◆ Your objective
Take the lines from the beginning of the material through the line containing "-11390, -13080, -9480];" and retype them exactly, leaving the pictures out.
>>>>>
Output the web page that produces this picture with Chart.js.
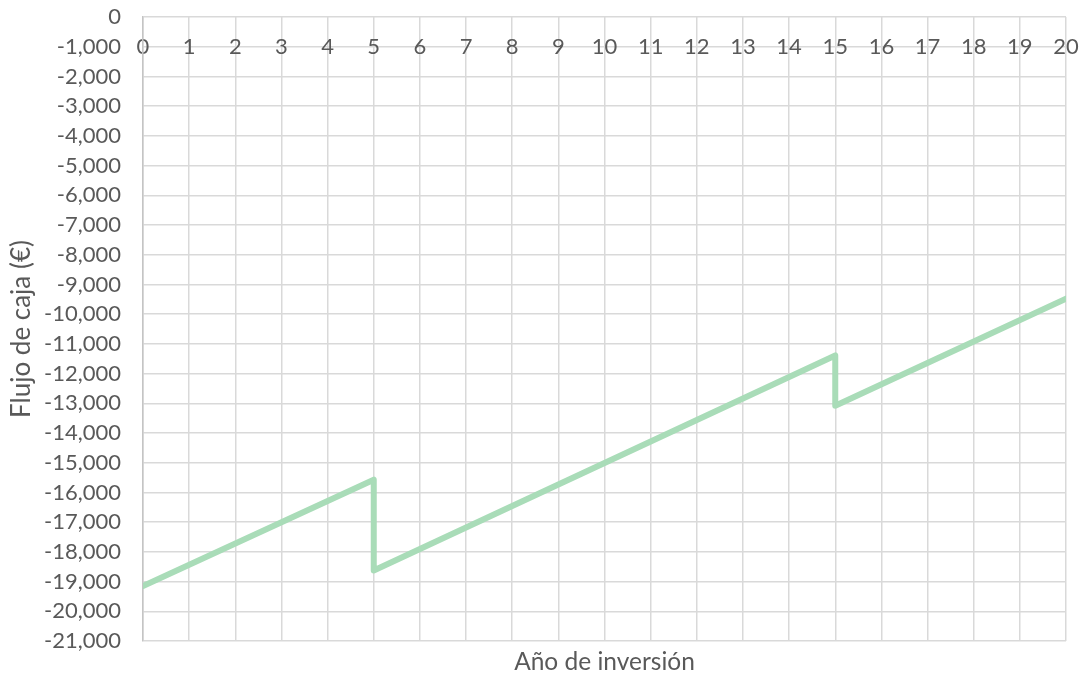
<!DOCTYPE html>
<html>
<head>
<meta charset="utf-8">
<script src="https://cdn.jsdelivr.net/npm/chart.js@4/dist/chart.umd.min.js"></script>
<style>
  html, body { margin: 0; padding: 0; background: #ffffff; }
  #wrap { position: relative; width: 1083px; height: 677px; }
</style>
</head>
<body>
<div id="wrap"><canvas id="chart" width="1083" height="677"></canvas></div>
<script>
// Cash flow per investment year (vertices of the line; drops at years 5 and 15)
const years = [0, 5, 5, 15, 15, 20];
const cashFlow = [-19150, -15570, -18630, -11390, -13080, -9480];

const yearTicks = [0, 20];       // x range
const flowRange = [-21000, 0];   // y range
const flowStep = 1000;

const xTitle = 'Año de inversión';
const yTitle = 'Flujo de caja (€)';

const textColor = '#595959';
const gridColor = '#d9d9d9';
const fontFamily = 'Lato, "Open Sans", sans-serif';

const points = years.map((x, i) => ({ x: x, y: cashFlow[i] }));

// Keep the plot area where the layout padding puts it
const noScalePadding = (s) => {
  s.paddingTop = 0; s.paddingBottom = 0;
  s.paddingLeft = 0; s.paddingRight = 0;
};

new Chart(document.getElementById('chart'), {
  type: 'scatter',
  data: {
    datasets: [{
      data: points,
      showLine: true,
      borderColor: '#a9dcb8',
      backgroundColor: '#a9dcb8',
      borderWidth: 6,
      borderCapStyle: 'round',
      borderJoinStyle: 'round',
      pointRadius: 0,
      pointHoverRadius: 0,
      tension: 0
    }]
  },
  options: {
    responsive: false,
    animation: false,
    layout: { padding: { top: 17, right: 17, bottom: 0, left: 0 } },
    plugins: {
      legend: { display: false },
      tooltip: { enabled: false }
    },
    scales: {
      x: {
        type: 'linear',
        position: 'bottom',
        min: yearTicks[0],
        max: yearTicks[1],
        ticks: { display: false, stepSize: 1 },
        grid: { color: gridColor, lineWidth: 1.5, drawTicks: false },
        border: { display: false },
        title: {
          display: true,
          text: xTitle,
          color: textColor,
          font: { family: fontFamily, size: 24.5 },
          padding: { top: 0, bottom: 0 }
        },
        afterFit: (s) => { s.height = 36; noScalePadding(s); }
      },
      xLabels: {
        type: 'linear',
        axis: 'x',
        position: { y: 0 },
        min: yearTicks[0],
        max: yearTicks[1],
        ticks: {
          stepSize: 1,
          color: textColor,
          font: { family: fontFamily, size: 22 },
          padding: 17,
          maxRotation: 0,
          autoSkip: false
        },
        grid: { display: false, drawTicks: false },
        border: { display: false },
        afterFit: (s) => { s.height = 0; noScalePadding(s); }
      },
      y: {
        type: 'linear',
        min: flowRange[0],
        max: flowRange[1],
        ticks: {
          stepSize: flowStep,
          color: textColor,
          font: { family: fontFamily, size: 22 },
          padding: 22,
          callback: (v) => v.toLocaleString('en-US')
        },
        grid: { color: gridColor, lineWidth: 1.5, drawTicks: false },
        border: { display: true, color: '#c4c4c4', width: 1.5 },
        title: {
          display: true,
          text: yTitle,
          color: textColor,
          font: { family: fontFamily, size: 26 },
          padding: { top: 6, bottom: 0 }
        },
        afterFit: (s) => { s.width = 143; noScalePadding(s); }
      }
    }
  }
});
</script>
</body>
</html>
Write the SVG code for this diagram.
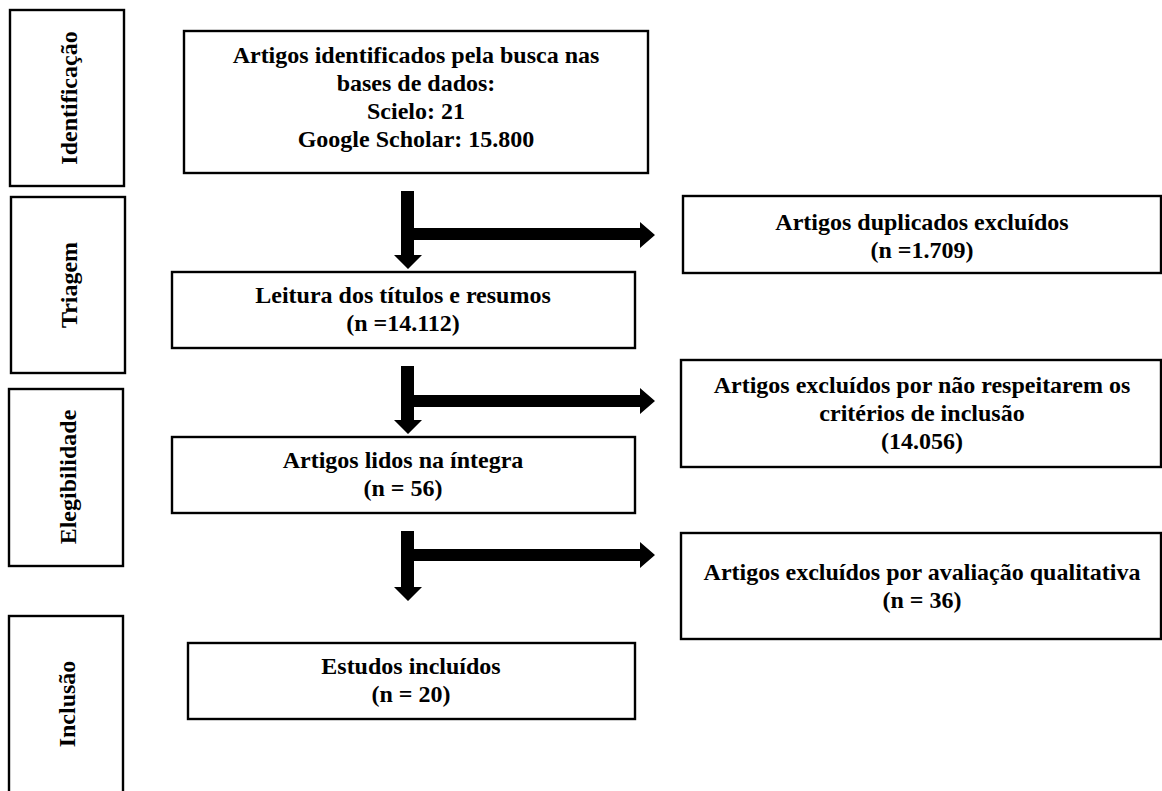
<svg xmlns="http://www.w3.org/2000/svg" width="1162" height="791" viewBox="0 0 1162 791">
<style>
.box{fill:#fff;stroke:#000;stroke-width:2.4}
.t{font-family:"Liberation Serif","Times New Roman",serif;font-weight:bold;font-size:24px;fill:#000;text-anchor:middle}
.arr{fill:#000}
</style>
<rect width="1162" height="791" fill="#fff"/>
<g id="stage-identificacao"><rect class="box" x="10" y="10" width="114" height="176"/><text class="t" transform="translate(77,98) rotate(-90)">Identificação</text></g>
<g id="stage-triagem"><rect class="box" x="11" y="197" width="114" height="176"/><text class="t" transform="translate(77,285) rotate(-90)">Triagem</text></g>
<g id="stage-elegibilidade"><rect class="box" x="9" y="389" width="114" height="177"/><text class="t" transform="translate(76,477) rotate(-90)">Elegibilidade</text></g>
<g id="stage-inclusao"><rect class="box" x="9" y="616" width="114" height="190"/><text class="t" transform="translate(75,704) rotate(-90)">Inclusão</text></g>

<g id="n-identificados"><rect class="box" x="184" y="31" width="464" height="142"/>
<text class="t" x="416" y="63">Artigos identificados pela busca nas</text>
<text class="t" x="416" y="91">bases de dados:</text>
<text class="t" x="416" y="119">Scielo: 21</text>
<text class="t" x="416" y="147">Google Scholar: 15.800</text></g>

<g id="n-leitura"><rect class="box" x="172" y="272" width="463" height="76"/>
<text class="t" x="403" y="303">Leitura dos títulos e resumos</text>
<text class="t" x="403" y="331">(n =14.112)</text></g>

<g id="n-lidos"><rect class="box" x="172" y="437" width="463" height="76"/>
<text class="t" x="403" y="468">Artigos lidos na íntegra</text>
<text class="t" x="403" y="496">(n = 56)</text></g>

<g id="n-incluidos"><rect class="box" x="188" y="643" width="447" height="76"/>
<text class="t" x="411" y="674">Estudos incluídos</text>
<text class="t" x="411" y="702">(n = 20)</text></g>

<g id="n-duplicados"><rect class="box" x="683" y="196" width="478" height="77"/>
<text class="t" x="922" y="230">Artigos duplicados excluídos</text>
<text class="t" x="922" y="258">(n =1.709)</text></g>

<g id="n-criterios"><rect class="box" x="681" y="360" width="480" height="107"/>
<text class="t" x="922" y="393">Artigos excluídos por não respeitarem os</text>
<text class="t" x="922" y="421">critérios de inclusão</text>
<text class="t" x="922" y="449">(14.056)</text></g>

<g id="n-qualitativa"><rect class="box" x="681" y="533" width="480" height="106"/>
<text class="t" x="922" y="580">Artigos excluídos por avaliação qualitativa</text>
<text class="t" x="922" y="608">(n = 36)</text></g>

<g id="connectors">
<path class="arr" d="M401,191 H414 V228 H640 V222 L655,235 L640,248 V240 H414 V255 H422 L408,269 L394,255 H401 Z"/>
<path class="arr" d="M401,366 H414 V395 H640 V388 L655,401 L640,414 V407 H414 V420 H422 L408,434 L394,420 H401 Z"/>
<path class="arr" d="M401,531 H414 V549 H640 V542 L655,555 L640,568 V561 H414 V587 H422 L408,601 L394,587 H401 Z"/>
</g>
</svg>
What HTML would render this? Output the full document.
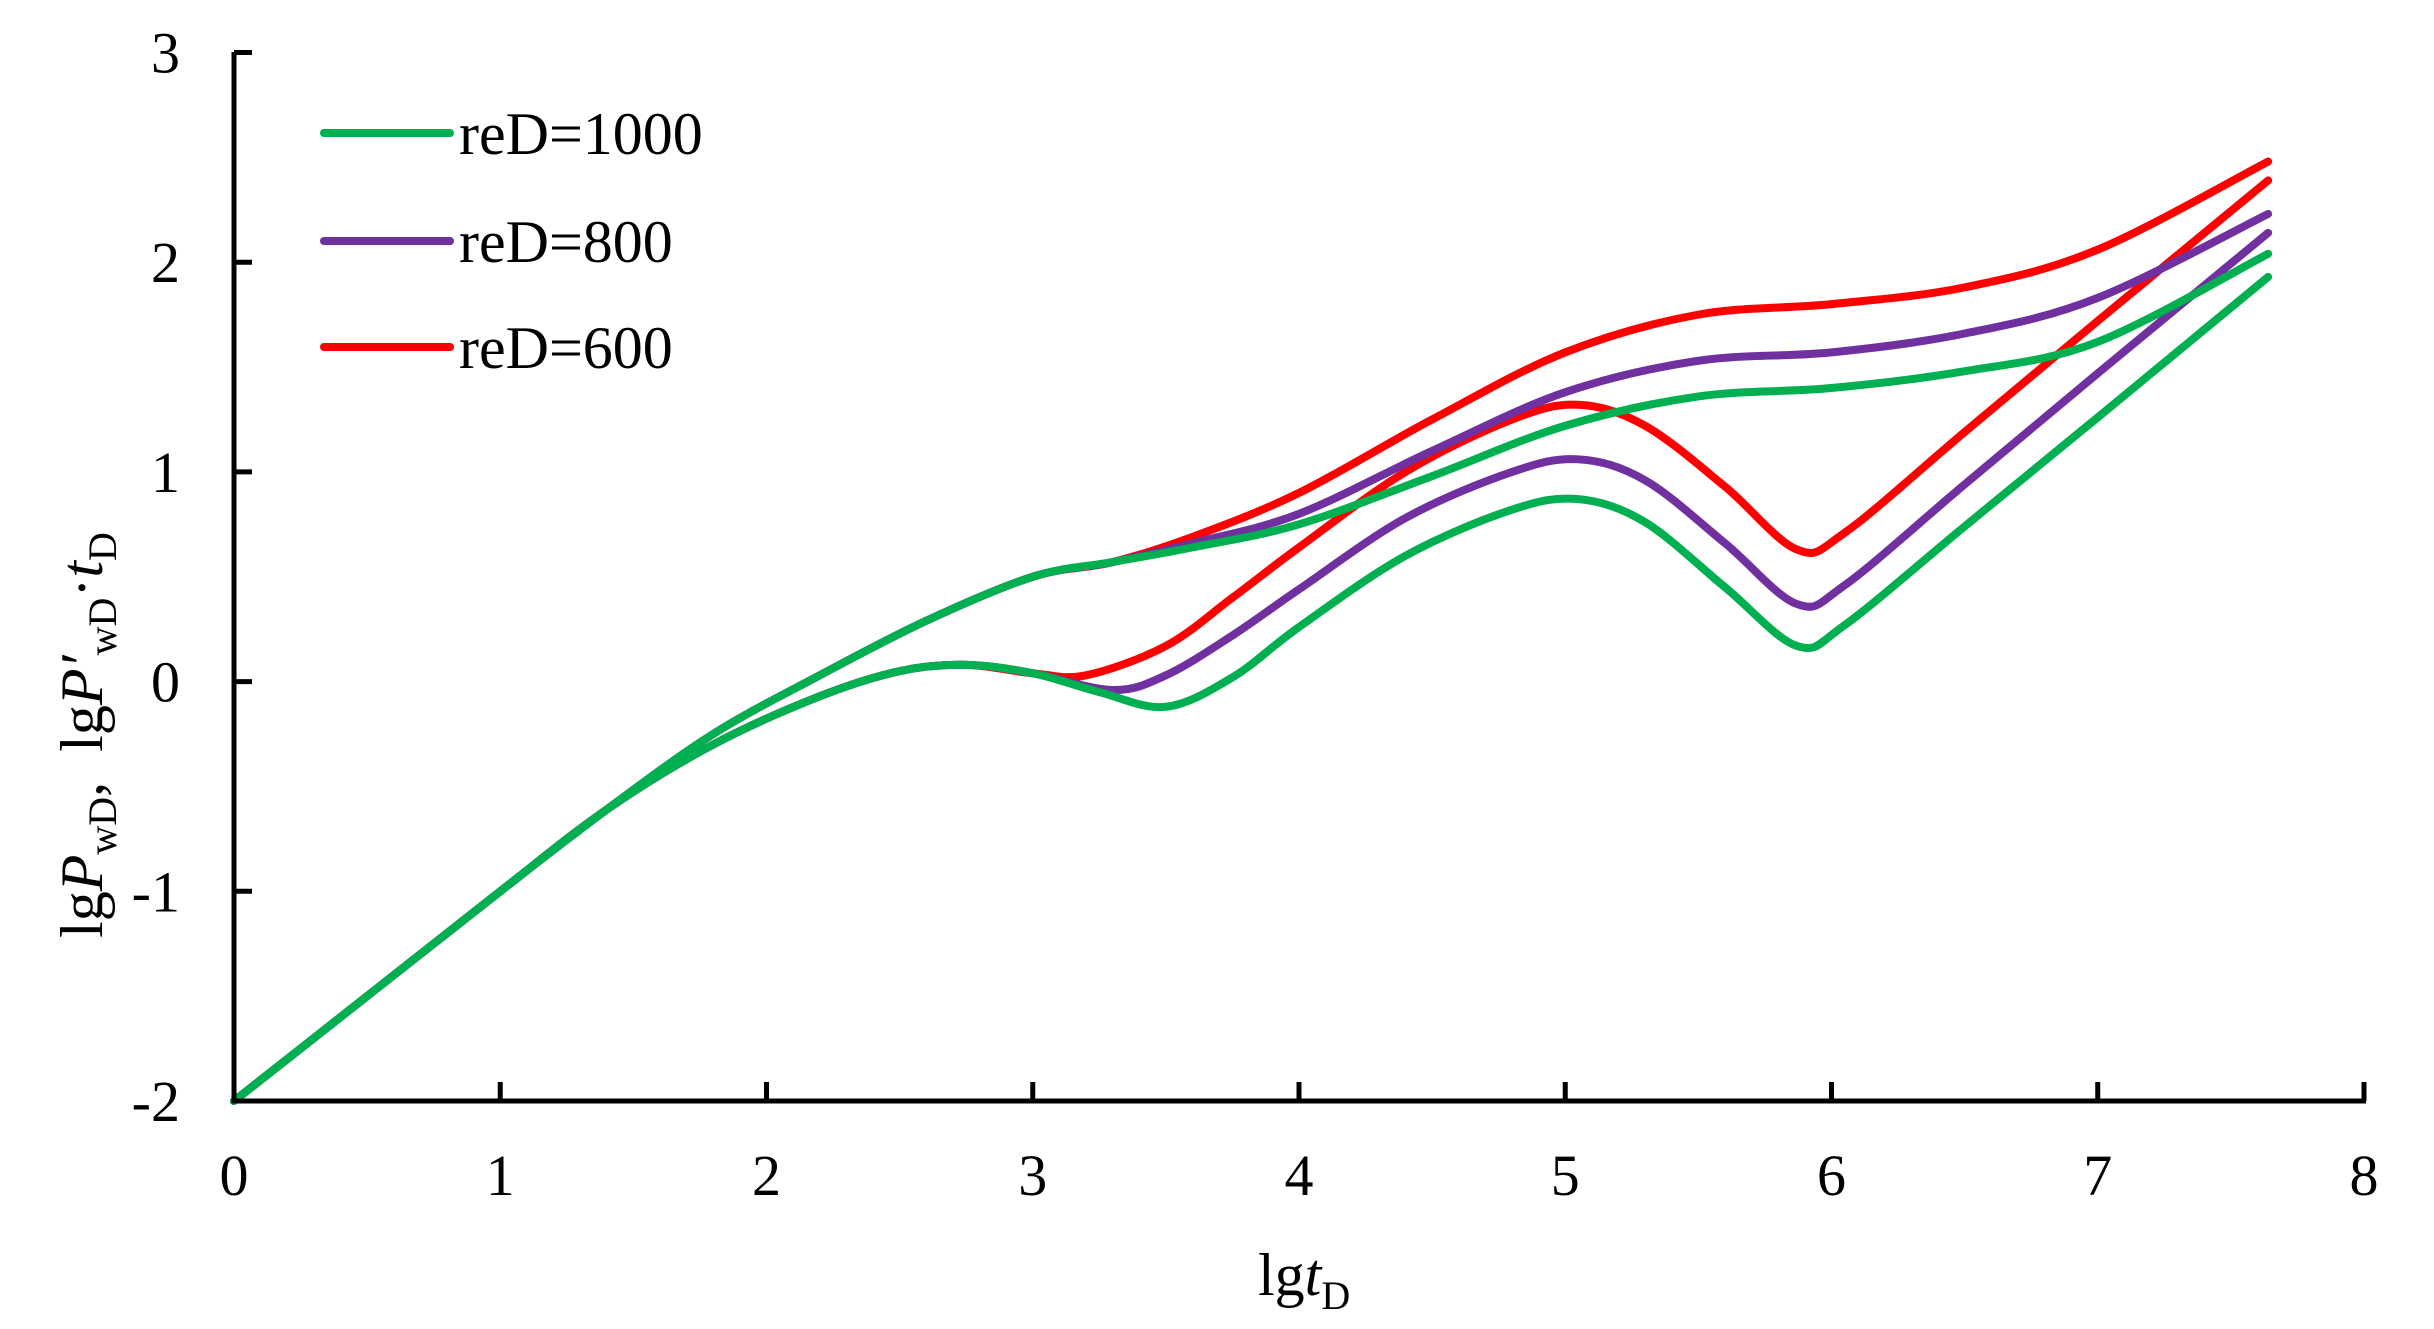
<<<<<
◆ Reply
Output the web page that produces this picture with Chart.js.
<!DOCTYPE html>
<html>
<head>
<meta charset="utf-8">
<script src="https://cdn.jsdelivr.net/npm/chart.js@4/dist/chart.umd.min.js"></script>
<style>
  html, body { margin: 0; padding: 0; background: #ffffff; }
  #wrap { position: relative; width: 1083px; height: 677px; }
</style>
</head>
<body>
<div id="wrap"><canvas id="chart" width="1083" height="677"></canvas></div>
<script>
// Cash flow per investment year (vertices of the line; drops at years 5 and 15)
const years = [0, 5, 5, 15, 15, 20];
const cashFlow = [-19150, -15570, -18630, -11390, -13080, -9480];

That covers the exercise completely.